• _WHAT NEEDS TO BE DONE_:
Print all of the entries exactly, minus the pictures.

+ + + +

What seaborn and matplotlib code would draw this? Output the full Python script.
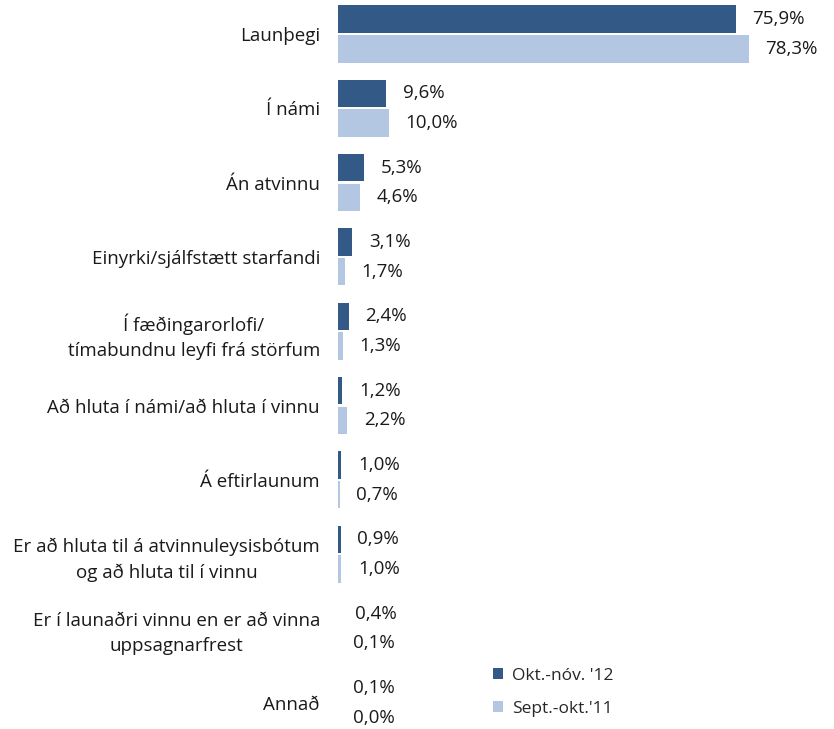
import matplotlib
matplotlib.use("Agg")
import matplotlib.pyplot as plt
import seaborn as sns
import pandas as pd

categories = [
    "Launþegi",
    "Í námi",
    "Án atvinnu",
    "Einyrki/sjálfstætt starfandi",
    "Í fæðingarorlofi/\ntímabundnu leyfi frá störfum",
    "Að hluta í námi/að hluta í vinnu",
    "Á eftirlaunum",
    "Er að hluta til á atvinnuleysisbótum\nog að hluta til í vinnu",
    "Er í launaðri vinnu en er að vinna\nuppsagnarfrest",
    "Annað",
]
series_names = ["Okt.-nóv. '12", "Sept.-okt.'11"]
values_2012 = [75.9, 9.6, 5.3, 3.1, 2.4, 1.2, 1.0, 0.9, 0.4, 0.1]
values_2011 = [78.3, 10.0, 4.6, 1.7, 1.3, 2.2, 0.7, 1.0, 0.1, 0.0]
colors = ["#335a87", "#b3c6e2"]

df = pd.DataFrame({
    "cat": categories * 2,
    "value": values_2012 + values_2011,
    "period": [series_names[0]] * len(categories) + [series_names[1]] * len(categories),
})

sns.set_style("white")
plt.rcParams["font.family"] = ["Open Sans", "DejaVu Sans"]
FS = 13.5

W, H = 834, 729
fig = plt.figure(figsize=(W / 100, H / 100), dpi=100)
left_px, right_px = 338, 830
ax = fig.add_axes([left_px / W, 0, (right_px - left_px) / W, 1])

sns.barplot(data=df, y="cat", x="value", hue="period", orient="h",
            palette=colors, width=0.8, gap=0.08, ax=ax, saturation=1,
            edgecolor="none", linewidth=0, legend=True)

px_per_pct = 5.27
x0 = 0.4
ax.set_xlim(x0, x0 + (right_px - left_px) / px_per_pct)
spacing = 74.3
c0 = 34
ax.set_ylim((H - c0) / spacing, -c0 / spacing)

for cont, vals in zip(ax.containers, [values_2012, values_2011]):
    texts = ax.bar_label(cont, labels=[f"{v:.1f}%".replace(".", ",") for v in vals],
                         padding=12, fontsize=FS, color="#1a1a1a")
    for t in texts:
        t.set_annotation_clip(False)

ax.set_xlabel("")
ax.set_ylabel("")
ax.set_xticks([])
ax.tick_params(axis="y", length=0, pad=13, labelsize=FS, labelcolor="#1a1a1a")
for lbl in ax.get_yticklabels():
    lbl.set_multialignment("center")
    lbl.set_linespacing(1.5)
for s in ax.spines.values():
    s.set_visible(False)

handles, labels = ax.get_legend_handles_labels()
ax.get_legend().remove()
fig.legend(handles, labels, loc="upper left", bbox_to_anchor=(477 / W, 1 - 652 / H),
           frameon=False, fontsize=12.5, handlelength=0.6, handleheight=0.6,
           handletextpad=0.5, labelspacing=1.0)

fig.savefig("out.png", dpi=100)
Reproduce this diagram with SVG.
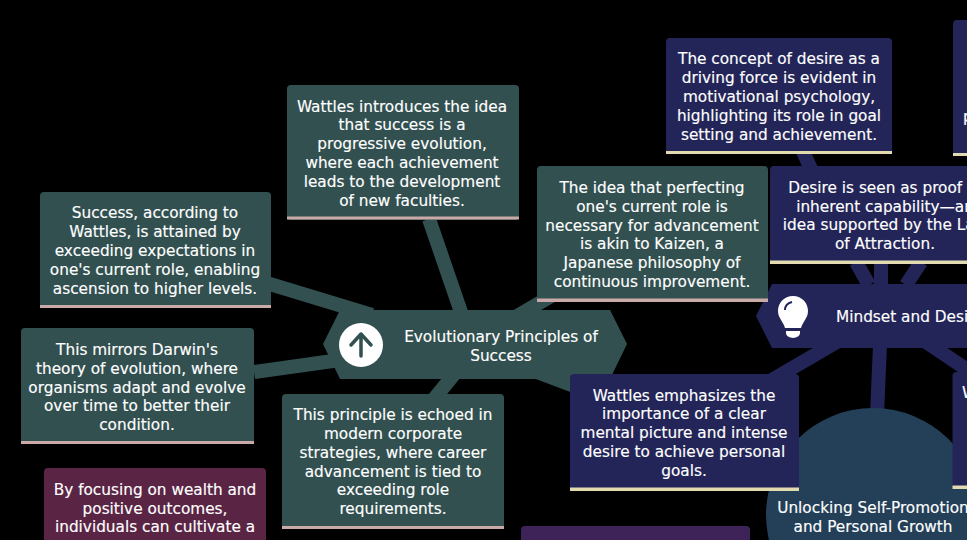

+ + + +

• _ANSWER FOR THE TASK_:
What seaborn and matplotlib code would draw this? Output the full Python script.
import matplotlib
matplotlib.use("Agg")
import matplotlib.pyplot as plt
import seaborn as sns
import pandas as pd

categories = [
    "Launþegi",
    "Í námi",
    "Án atvinnu",
    "Einyrki/sjálfstætt starfandi",
    "Í fæðingarorlofi/\ntímabundnu leyfi frá störfum",
    "Að hluta í námi/að hluta í vinnu",
    "Á eftirlaunum",
    "Er að hluta til á atvinnuleysisbótum\nog að hluta til í vinnu",
    "Er í launaðri vinnu en er að vinna\nuppsagnarfrest",
    "Annað",
]
series_names = ["Okt.-nóv. '12", "Sept.-okt.'11"]
values_2012 = [75.9, 9.6, 5.3, 3.1, 2.4, 1.2, 1.0, 0.9, 0.4, 0.1]
values_2011 = [78.3, 10.0, 4.6, 1.7, 1.3, 2.2, 0.7, 1.0, 0.1, 0.0]
colors = ["#335a87", "#b3c6e2"]

df = pd.DataFrame({
    "cat": categories * 2,
    "value": values_2012 + values_2011,
    "period": [series_names[0]] * len(categories) + [series_names[1]] * len(categories),
})

sns.set_style("white")
plt.rcParams["font.family"] = ["Open Sans", "DejaVu Sans"]
FS = 13.5

W, H = 834, 729
fig = plt.figure(figsize=(W / 100, H / 100), dpi=100)
left_px, right_px = 338, 830
ax = fig.add_axes([left_px / W, 0, (right_px - left_px) / W, 1])

sns.barplot(data=df, y="cat", x="value", hue="period", orient="h",
            palette=colors, width=0.8, gap=0.08, ax=ax, saturation=1,
            edgecolor="none", linewidth=0, legend=True)

px_per_pct = 5.27
x0 = 0.4
ax.set_xlim(x0, x0 + (right_px - left_px) / px_per_pct)
spacing = 74.3
c0 = 34
ax.set_ylim((H - c0) / spacing, -c0 / spacing)

for cont, vals in zip(ax.containers, [values_2012, values_2011]):
    texts = ax.bar_label(cont, labels=[f"{v:.1f}%".replace(".", ",") for v in vals],
                         padding=12, fontsize=FS, color="#1a1a1a")
    for t in texts:
        t.set_annotation_clip(False)

ax.set_xlabel("")
ax.set_ylabel("")
ax.set_xticks([])
ax.tick_params(axis="y", length=0, pad=13, labelsize=FS, labelcolor="#1a1a1a")
for lbl in ax.get_yticklabels():
    lbl.set_multialignment("center")
    lbl.set_linespacing(1.5)
for s in ax.spines.values():
    s.set_visible(False)

handles, labels = ax.get_legend_handles_labels()
ax.get_legend().remove()
fig.legend(handles, labels, loc="upper left", bbox_to_anchor=(477 / W, 1 - 652 / H),
           frameon=False, fontsize=12.5, handlelength=0.6, handleheight=0.6,
           handletextpad=0.5, labelspacing=1.0)

fig.savefig("out.png", dpi=100)
Reproduce this diagram with SVG.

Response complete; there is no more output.